Error in Rule Refine

Hello,

I have been trying to run the ncov example data, however, I run into a missing data error at the refine step:

And when I check results/global I see aligned.fasta file that appears to be correct.
Any thoughts on why the refine step seems to be unable to find this file?

Thanks,
Wes

can you confirm that the file results/global/aligned.fasta is present?

Yes, results/global/aligned.fasta is present.

Hi @whottel, this looks like an issue that we could try to catch earlier in Augur (before it gets to TreeTime). To help us figure out what’s happening, could you run the following commands and paste the output for each in response here?

For example, what output do you get when you run the following command from your nextstrain Conda environment?

python3 -c "import Bio; print(Bio.__version__)"

Which version of Augur do you have installed?

augur --version

What do you see when you look at the first few lines of the aligned FASTA file?

head results/global/aligned.fasta

python3 -c “import Bio; print(Bio.version)”

1.65

augur --version

augur 11.2.0

head results/global/aligned.fasta

>MN908947
attaaaggtttataccttcccaggtaacaaaccaaccaactttcgatctcttgtagatct
gttctctaaacgaactttaaaatctgtgtggctgtcactcggctgcatgcttagtgcact
cacgcagtataattaataactaattactgtcgttgacaggacacgagtaactcgtctatc
ttctgcaggctgcttacggtttcgtccgtgttgcagccgatcatcagcacatctaggttt
cgtccgggtgtgaccgaaaggtaagatggagagccttgtccctggtttcaacgagaaaac
acacgtccaactcagtttgcctgttttacaggttcgcgacgtgctcgtacgtggctttgg
agactccgtggaggaggtcttatcagaggcacgtcaacatcttaaagatggcacttgtgg
cttagtagaagttgaaaaaggcgttttgcctcaacttgaacagccctatgtgttcatcaa
acgttcggatgctcgaactgcacctcatggtcatgttatggttgagctggtagcagaact

Thanks, @whottel! I recreated the error you experienced by manually installing BioPython 1.65. I traced the issue back to a bug in BioPython’s alignment reader when it is run in Python 3.8. When I upgraded BioPython to TreeTime’s minimum version (1.66), I got the same error.

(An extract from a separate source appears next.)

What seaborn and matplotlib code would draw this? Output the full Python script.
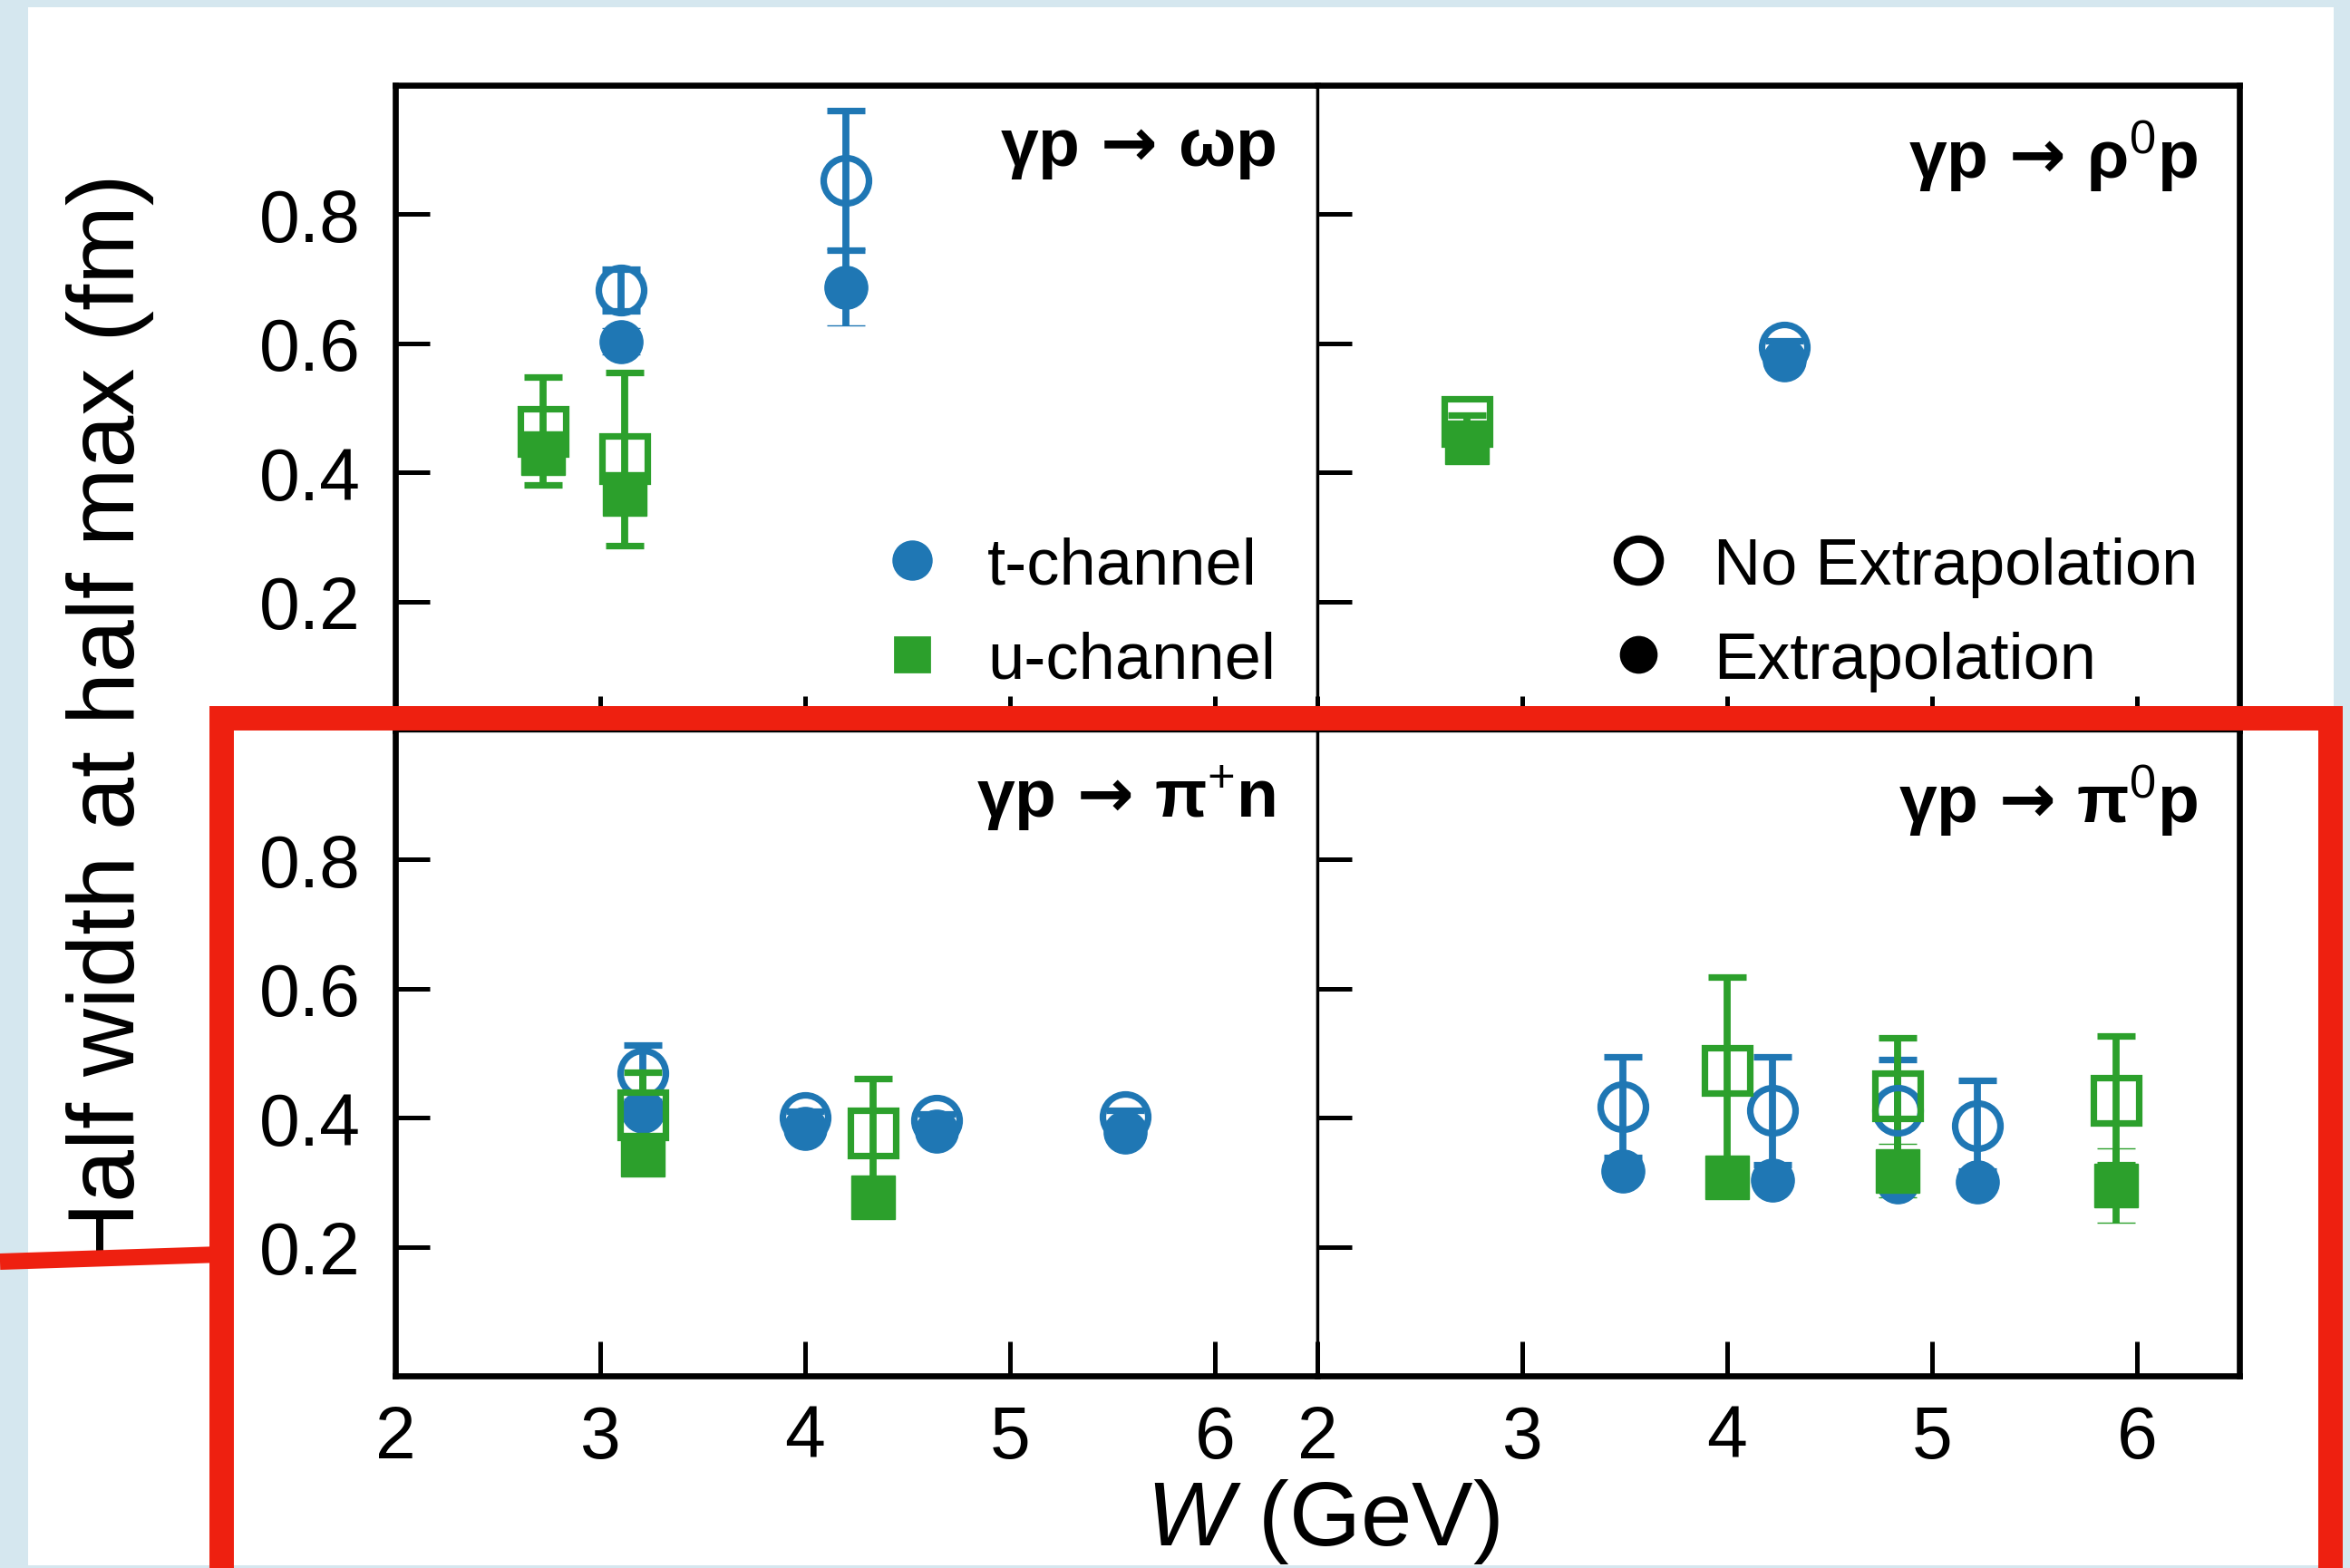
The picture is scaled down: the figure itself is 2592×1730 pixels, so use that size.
import matplotlib
matplotlib.use('Agg')
import matplotlib.pyplot as plt
from matplotlib.patches import Rectangle
from matplotlib.lines import Line2D
import seaborn as sns

# --- data: W (GeV) and half width at half max (fm) ---
# gamma p -> omega p
w_t_omega = [3.10, 4.20]
noext_t_omega = [0.683, 0.853]
noext_t_omega_err = [0.032, 0.108]
ext_t_omega = [0.603, 0.687]
ext_t_omega_err = [0.02, 0.059]
w_u_omega = [2.72, 3.12]
noext_u_omega = [0.464, 0.421]
noext_u_omega_err = [0.084, 0.134]
ext_u_omega = [0.430, 0.367]
ext_u_omega_err = [0.02, 0.02]

# gamma p -> rho0 p
w_t_rho = [4.28]
noext_t_rho = [0.594]
noext_t_rho_err = [0.01]
ext_t_rho = [0.575]
ext_t_rho_err = [0.01]
w_u_rho = [2.73]
noext_u_rho = [0.479]
noext_u_rho_err = [0.01]
ext_u_rho = [0.447]
ext_u_rho_err = [0.01]

# gamma p -> pi+ n
w_t_pip = [3.21, 4.00, 4.64, 5.56]
noext_t_pip = [0.469, 0.400, 0.396, 0.402]
noext_t_pip_err = [0.044, 0.01, 0.01, 0.01]
ext_t_pip = [0.410, 0.383, 0.379, 0.378]
ext_t_pip_err = [0.01, 0.01, 0.01, 0.01]
w_u_pip = [3.21, 4.33]
noext_u_pip = [0.404, 0.377]
noext_u_pip_err = [0.066, 0.083]
ext_u_pip = [0.343, 0.276]
ext_u_pip_err = [0.01, 0.01]

# gamma p -> pi0 p
w_t_pi0 = [3.49, 4.22, 4.83, 5.22]
noext_t_pi0 = [0.417, 0.411, 0.411, 0.388]
noext_t_pi0_err = [0.078, 0.084, 0.079, 0.070]
ext_t_pi0 = [0.317, 0.304, 0.300, 0.301]
ext_t_pi0_err = [0.01, 0.01, 0.01, 0.01]
w_u_pi0 = [4.00, 4.83, 5.90]
noext_u_pi0 = [0.473, 0.434, 0.427]
noext_u_pi0_err = [0.145, 0.090, 0.100]
ext_u_pi0 = [0.307, 0.318, 0.295]
ext_u_pi0_err = [0.02, 0.042, 0.058]

arrow = r'$\,\mathsf{\rightarrow}\,$'
titles = ['γp' + arrow + 'ωp', 'γp' + arrow + r'ρ$^{0}$p',
          'γp' + arrow + r'π$^{+}$n', 'γp' + arrow + r'π$^{0}$p']
xticks = [2, 3, 4, 5, 6]
yticks = [0.2, 0.4, 0.6, 0.8]

sns.set_theme(style='ticks')
plt.rcParams['font.family'] = ['Liberation Sans', 'DejaVu Sans']
plt.rcParams['text.color'] = 'black'
plt.rcParams['mathtext.fontset'] = 'custom'
plt.rcParams['mathtext.rm'] = 'Liberation Sans'
plt.rcParams['mathtext.it'] = 'Liberation Sans:italic'
plt.rcParams['mathtext.bf'] = 'Liberation Sans:bold'
plt.rcParams['mathtext.sf'] = 'DejaVu Sans:bold'

pal = sns.color_palette('tab10')
blue, green = pal[0], pal[2]
red = '#ee2010'

fig, axes = plt.subplots(2, 2, figsize=(12.96, 8.655), dpi=200)
fig.patch.set_facecolor('#d5e7ef')
fig.subplots_adjust(left=0.1682, right=0.9529, bottom=0.1225, top=0.9451,
                    wspace=0, hspace=0)
fig.add_artist(Rectangle((31 / 2592, 1 - 1728 / 1731), (2574 - 31) / 2592,
                         (1728 - 9) / 1731, fc='white', ec='none',
                         transform=fig.transFigure, zorder=-1))

panels = [
    (axes[0, 0], (w_t_omega, noext_t_omega, noext_t_omega_err, ext_t_omega, ext_t_omega_err),
     (w_u_omega, noext_u_omega, noext_u_omega_err, ext_u_omega, ext_u_omega_err)),
    (axes[0, 1], (w_t_rho, noext_t_rho, noext_t_rho_err, ext_t_rho, ext_t_rho_err),
     (w_u_rho, noext_u_rho, noext_u_rho_err, ext_u_rho, ext_u_rho_err)),
    (axes[1, 0], (w_t_pip, noext_t_pip, noext_t_pip_err, ext_t_pip, ext_t_pip_err),
     (w_u_pip, noext_u_pip, noext_u_pip_err, ext_u_pip, ext_u_pip_err)),
    (axes[1, 1], (w_t_pi0, noext_t_pi0, noext_t_pi0_err, ext_t_pi0, ext_t_pi0_err),
     (w_u_pi0, noext_u_pi0, noext_u_pi0_err, ext_u_pi0, ext_u_pi0_err)),
]

ebkw = dict(ls='none', elinewidth=2.8, capsize=7.5, capthick=4.5)

for i, (ax, tdat, udat) in enumerate(panels):
    for (w, yn, en, ye, ee), col, mk in [(tdat, blue, 'o'), (udat, green, 's')]:
        ax.errorbar(w, yn, yerr=en, fmt=mk, color=col, ms=18, mfc='none',
                    mec=col, mew=2.6, **ebkw)
        ax.errorbar(w, ye, yerr=ee, fmt=mk, color=col, ms=17, mfc=col,
                    mec=col, mew=0.5, **ebkw)
    ax.set_xlim(2, 6.5)
    ax.set_ylim(0, 1.0)
    ax.set_xticks(xticks)
    ax.set_yticks(yticks)
    ax.set_xticklabels([str(t) for t in xticks])
    ax.set_yticklabels([f'{t:.1f}' for t in yticks])
    ax.tick_params(direction='in', length=13.7, width=1.8, labelsize=29,
                   color='black', labelcolor='black')
    ax.tick_params(axis='x', pad=11)
    ax.tick_params(axis='y', pad=13.7)
    row, colm = divmod(i, 2)
    if row == 0:
        ax.tick_params(axis='x', labelbottom=False)
    if colm == 1:
        ax.tick_params(axis='y', labelleft=False)
    for s in ax.spines.values():
        s.set_color('black')
        s.set_linewidth(2.4)
    ax.spines['right' if colm == 0 else 'left'].set_linewidth(1.2)
    ax.spines['bottom' if row == 0 else 'top'].set_linewidth(1.2)
    ax.set_facecolor('white')
    ax.text(0.955, 0.95, titles[i], transform=ax.transAxes, ha='right',
            va='top', fontsize=27, fontweight='bold', color='black')

legkw = dict(loc='lower right', bbox_to_anchor=(0.955, 0.061), frameon=False,
             fontsize=26, handlelength=1.0, handletextpad=0.65,
             labelspacing=0.51, borderpad=0, borderaxespad=0)
h1 = [Line2D([], [], ls='', marker='o', color=blue, ms=15),
      Line2D([], [], ls='', marker='s', color=green, ms=14)]
axes[0, 0].legend(h1, ['t-channel', 'u-channel'], **legkw)
h2 = [Line2D([], [], ls='', marker='o', mfc='none', mec='black', mew=3, ms=17),
      Line2D([], [], ls='', marker='o', color='black', ms=14)]
axes[0, 1].legend(h2, ['No Extrapolation', 'Extrapolation'], **legkw)

fig.text(0.047, 0.540, 'Half width at half max (fm)', rotation=90,
         ha='center', va='center', fontsize=37.5, color='black')
fig.text(0.563, 0.015, '$W$ (GeV)', ha='center', va='baseline', fontsize=36.5,
         color='black')

# red highlight box and pointer line
fig.add_artist(Rectangle((244 / 2592, 1 - 1732 / 1731), (2570 - 244) / 2592,
                         (1732 - 793) / 1731, fill=False, ec=red, lw=9.7,
                         transform=fig.transFigure, zorder=10))
fig.add_artist(Line2D([0, 244 / 2592], [1 - 1393 / 1731, 1 - 1385 / 1731],
                      color=red, lw=6.5, transform=fig.transFigure, zorder=10,
                      solid_capstyle='butt'))

fig.savefig('out.png', dpi=200, facecolor=fig.get_facecolor())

When I upgraded to Augur’s minimum version (1.67), I did not get the error.

There are a couple different solutions to this problem that all involve upgrading BioPython.

Upgrade BioPython

To fix this problem, you can upgrade BioPython to the latest version Augur currently supports (1.76) with either Conda or pip like so:

# Upgrade with conda
conda install biopython==1.76

# Or upgrade with pip
python3 -m pip install biopython==1.76

Create a fresh Nextstrain environment from scratch

I’m a little worried though that your environment has the latest version of Augur and a version of BioPython from late 2014. If you wanted to make sure all of your software is installed with the latest versions, you can start from scratch with a fresh Conda environment like this:

# Remove the current Nextstrain environment.
conda activate base
conda env remove -n nextstrain

# Update Conda.
conda update conda

# Create a fresh Conda environment for Nextstrain.
conda create -n nextstrain -c conda-forge -c bioconda nextstrain

# Confirm your environment worked.
conda activate nextstrain
augur --version

Let Snakemake manage your Conda environment automatically

Alternately, you can run the ncov workflow with Snakemake’s --use-conda flag (snakemake --use-conda [other arguments you normally provide]) and the workflow will automatically create a standalone Conda environment for you. Whenever that environment changes in our main repo and you pull down the changes, Snakemake will detect the change and update the environment for you.

Great!

I tried using the --use-conda flag and everything seems to have worked.

Thanks for all the help!

-Wes

1 Like